* Short exercise *
Only the number is needed: how many lines contain the word "code"?
## START Supplied records
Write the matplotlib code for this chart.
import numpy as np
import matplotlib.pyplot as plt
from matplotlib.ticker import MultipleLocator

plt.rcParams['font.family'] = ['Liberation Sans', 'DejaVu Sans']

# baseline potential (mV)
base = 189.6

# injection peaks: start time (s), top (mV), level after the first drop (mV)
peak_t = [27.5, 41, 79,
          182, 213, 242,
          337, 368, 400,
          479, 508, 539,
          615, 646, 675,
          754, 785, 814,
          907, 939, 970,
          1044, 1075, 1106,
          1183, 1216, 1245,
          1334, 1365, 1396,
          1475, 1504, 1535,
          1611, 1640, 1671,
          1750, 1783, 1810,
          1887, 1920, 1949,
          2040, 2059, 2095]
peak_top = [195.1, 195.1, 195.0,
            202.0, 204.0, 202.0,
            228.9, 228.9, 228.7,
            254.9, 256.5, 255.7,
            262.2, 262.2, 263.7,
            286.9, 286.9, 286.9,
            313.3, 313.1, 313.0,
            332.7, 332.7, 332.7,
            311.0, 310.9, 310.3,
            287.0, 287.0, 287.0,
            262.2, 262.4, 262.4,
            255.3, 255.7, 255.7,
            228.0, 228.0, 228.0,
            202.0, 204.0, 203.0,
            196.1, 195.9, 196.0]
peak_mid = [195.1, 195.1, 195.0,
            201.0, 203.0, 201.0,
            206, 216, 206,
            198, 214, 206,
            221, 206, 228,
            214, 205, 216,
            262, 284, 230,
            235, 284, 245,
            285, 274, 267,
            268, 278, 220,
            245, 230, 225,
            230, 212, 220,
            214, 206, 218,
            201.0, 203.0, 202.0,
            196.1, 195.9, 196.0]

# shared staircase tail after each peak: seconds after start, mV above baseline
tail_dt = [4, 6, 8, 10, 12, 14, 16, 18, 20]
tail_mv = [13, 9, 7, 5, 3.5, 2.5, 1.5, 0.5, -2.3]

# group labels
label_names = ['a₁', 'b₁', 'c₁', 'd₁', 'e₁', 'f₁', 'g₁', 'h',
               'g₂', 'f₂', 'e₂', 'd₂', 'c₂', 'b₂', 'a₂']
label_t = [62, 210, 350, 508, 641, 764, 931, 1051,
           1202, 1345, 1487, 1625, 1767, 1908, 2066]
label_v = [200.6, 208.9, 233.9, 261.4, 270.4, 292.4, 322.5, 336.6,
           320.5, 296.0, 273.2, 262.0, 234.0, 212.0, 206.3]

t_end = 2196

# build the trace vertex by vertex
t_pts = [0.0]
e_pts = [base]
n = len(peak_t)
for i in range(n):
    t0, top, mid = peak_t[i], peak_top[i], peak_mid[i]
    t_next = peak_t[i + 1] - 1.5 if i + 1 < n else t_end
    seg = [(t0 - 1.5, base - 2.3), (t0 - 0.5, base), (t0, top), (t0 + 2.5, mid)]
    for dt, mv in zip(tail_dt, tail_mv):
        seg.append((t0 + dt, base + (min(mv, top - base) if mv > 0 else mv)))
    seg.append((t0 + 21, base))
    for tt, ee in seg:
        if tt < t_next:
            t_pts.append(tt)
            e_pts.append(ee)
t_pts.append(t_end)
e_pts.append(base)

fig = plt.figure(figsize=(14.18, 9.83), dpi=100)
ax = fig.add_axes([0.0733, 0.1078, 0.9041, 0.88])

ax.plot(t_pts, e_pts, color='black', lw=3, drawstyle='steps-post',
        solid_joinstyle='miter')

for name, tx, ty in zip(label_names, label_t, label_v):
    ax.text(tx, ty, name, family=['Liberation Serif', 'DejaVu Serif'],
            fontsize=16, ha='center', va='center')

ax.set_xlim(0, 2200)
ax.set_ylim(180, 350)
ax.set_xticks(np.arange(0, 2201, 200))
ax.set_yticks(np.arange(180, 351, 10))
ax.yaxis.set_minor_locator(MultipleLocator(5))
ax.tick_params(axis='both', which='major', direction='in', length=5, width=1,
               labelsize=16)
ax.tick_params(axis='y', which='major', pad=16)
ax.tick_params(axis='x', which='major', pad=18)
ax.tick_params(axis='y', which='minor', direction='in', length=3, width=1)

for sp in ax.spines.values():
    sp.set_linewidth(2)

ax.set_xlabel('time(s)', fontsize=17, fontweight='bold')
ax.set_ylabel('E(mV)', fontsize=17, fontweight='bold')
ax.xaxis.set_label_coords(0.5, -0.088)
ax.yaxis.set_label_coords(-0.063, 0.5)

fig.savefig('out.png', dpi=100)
## END Supplied records
## START Supplied records
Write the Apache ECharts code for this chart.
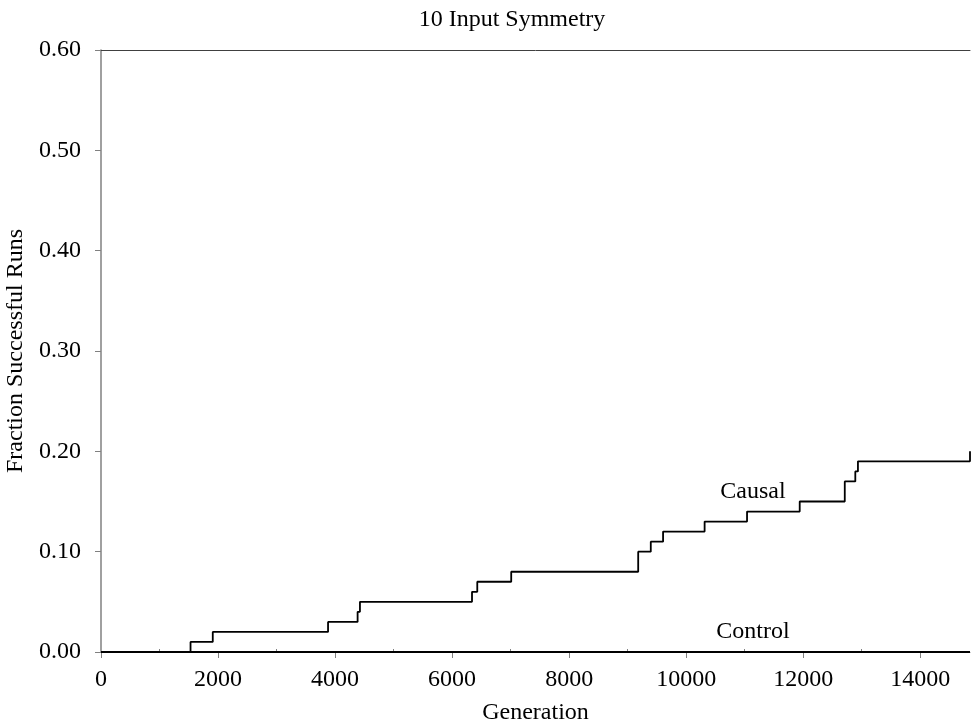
## END Supplied records
* Response to the task *
2